43-Year-Old Ichiro Suzuki Wants To Play Until He's 50, Says When The Day Comes To Retire, 'I Think I'll Just Die'

Miami Marlins v Colorado Rockies

Ichiro Suzuki — Baseball Guy. The Miami Herald had this story on Ichiro yesterday, and it made me feel like the laziest piece of shit ever. I mean, the dude is 43 years old and he plans on playing until he’s FIFTY. And you know what? I actually believe him. After reading about the preparation that he puts into each season, how could you bet against him?

First of all, he doesn’t take vacations. Once the season ends, he immediately starts preparing for the next season. He hasn’t taken a vacation since 2004, which was just four years into his major league career. He said he worked out the entire time he was on vacation, but the vacation aspect of it messed up his workout routine for 2-3 weeks. After that, he was like fuck it. No more of that relaxation thing, and he’s been grinding ever since.

Ichiro doesn’t much care for down time, either. Every now and then, he’ll take a day trip to Cooperstown, New York, to check out the Hall of Fame. A frequent visitor, he wallows in the history of the sport, knows it inside and out. But that’s about it. His typical offseason — if it can be called that — hardly exists.

“Three or four days, tops,” said his translator, Allen Turner. Most players head home or travel the world to unwind the moment the season ends. But Ichiro is back in the cages, practicing his swing, within days after the last game has been played. “I’m telling you,” Turner said, “there’s nobody in the world that takes more swings over the course of a year than this guy. Guaranteed.”

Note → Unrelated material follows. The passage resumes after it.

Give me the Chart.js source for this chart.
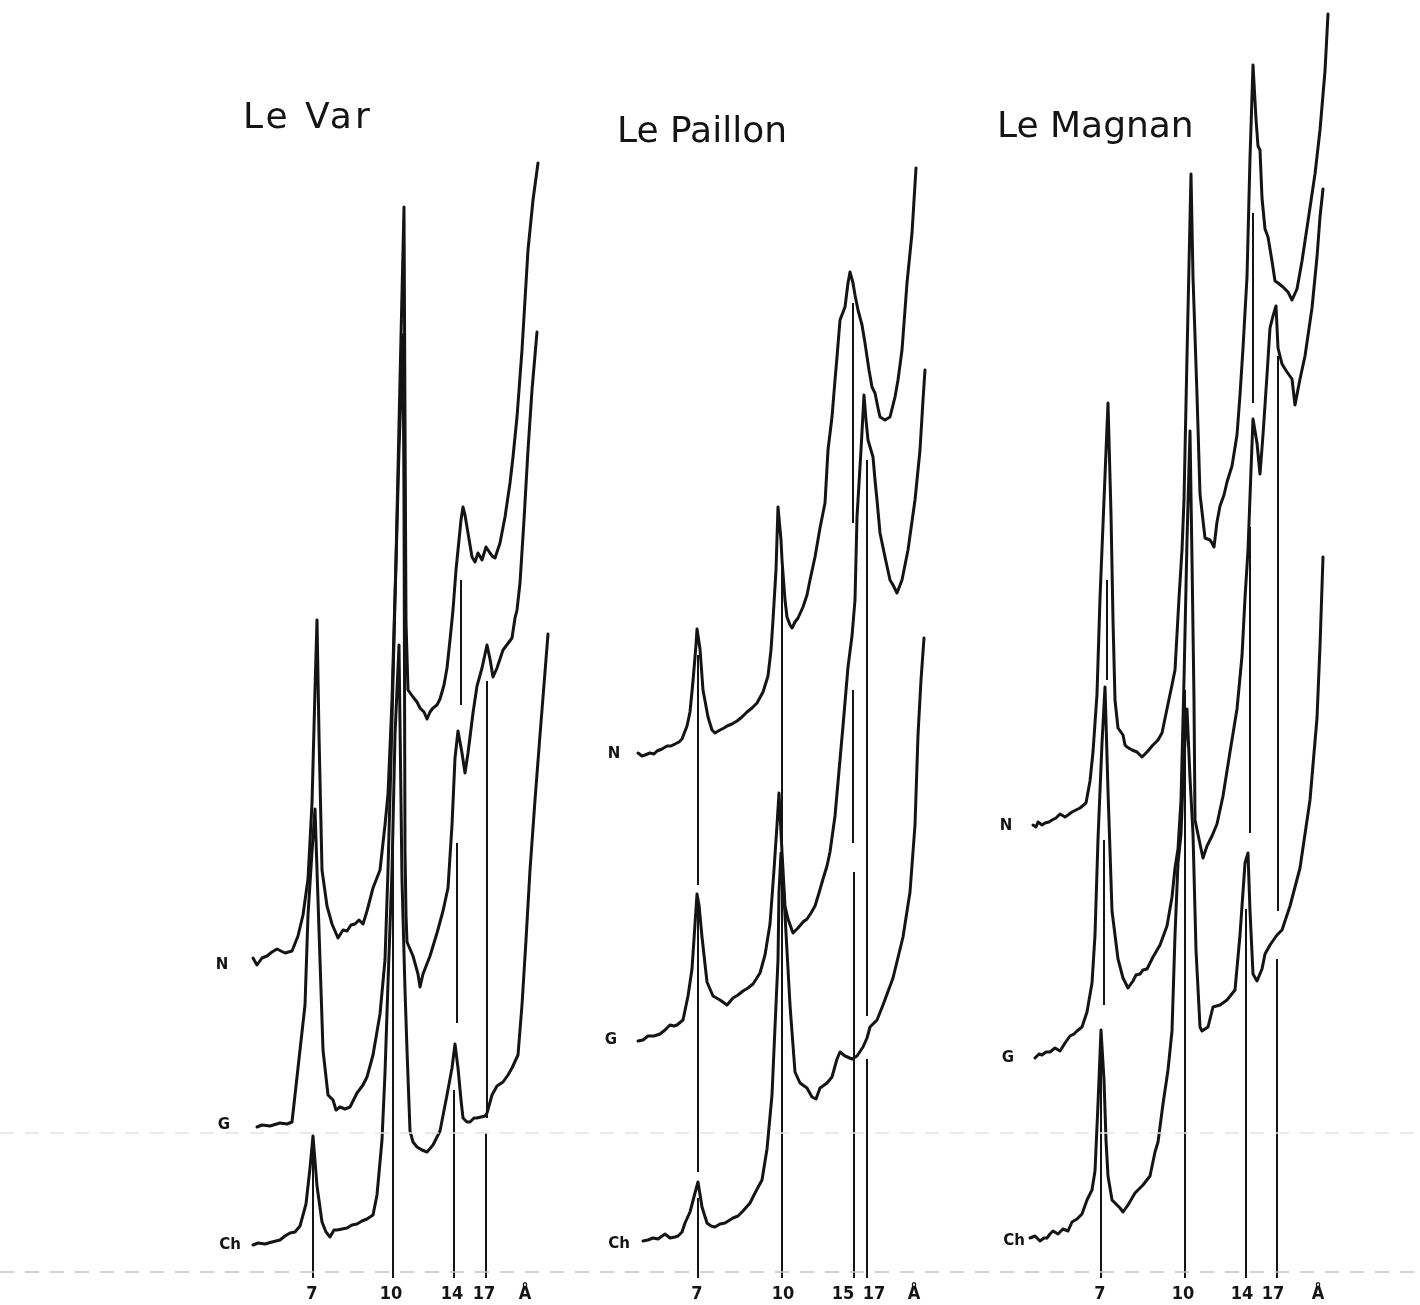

The only vacations he takes are to Cooperstown to visit the Hall of Fame. Baseball Guy. And when he talked about wanting to play until he’s 50, it wasn’t just a number that he threw out there to aim high. He was dead serious. How serious? Like, has his own gym with specific equipment just for him that he uses instead of the Marlins gym serious.

Despite his age, Ichiro is in supreme physical condition. His workout regimen is legend. Like all teams, the Marlins have a weight room that players use to stay in shape. Ichiro has his own, a metal cargo container set up behind the clubhouse at the team’s spring training facility in Jupiter. It contains an assortment of machines he uses to keep fit. It’s its own tourist attraction. St. Louis Cardinals infielder Matt Carpenter wandered over a few days ago just so he could take a gander at it.

I feel like some of you are gonna fire off a “hardo” label here, but like…is that even fair? Me personally, I don’t think it’s called for. If this were somebody like Eric Byrnes in 2003, then I’d totally be all in on the “Just chill out, man” train, but it’s Ichiro. The guy’s a legend, and he clearly works his ass off to be as good as he has been for his entire career, and still works just as hard at the age of 43 as he did at the age of 18 when he started his professional baseball career in Japan. I’ll be lucky if I can do a single sit-up when I’m 43. And he still feels like he has SEVEN YEARS left in the tank.

Ichiro has no intention of stopping anytime soon, anytime before he turns 50. “Nobody knows what the future holds,” he said. “But the way I feel, how I’m thinking, I feel like nothing can stop me from doing it.” Why rest now? “When you retire from baseball, you have until the day you die to rest,” he said. And when the day finally comes to retire? “I think I’ll just die,” he said.

Little extreme, in my humble opinion. At least wait five years until your Hall of Fame induction to die if you’re that adamant about checking out once baseball is over. I mean, you’ve basically sacrificed your entire life to earn that recognition. Would seem a little odd if you opted for death immediately after retirement. You know what else is weird? If he actually does end up playing until he’s fifty, that means that if you were born the year that Ichiro started playing professional baseball, those babies will be 37-year-olds by the time he gets inducted into Cooperstown on the first ballot.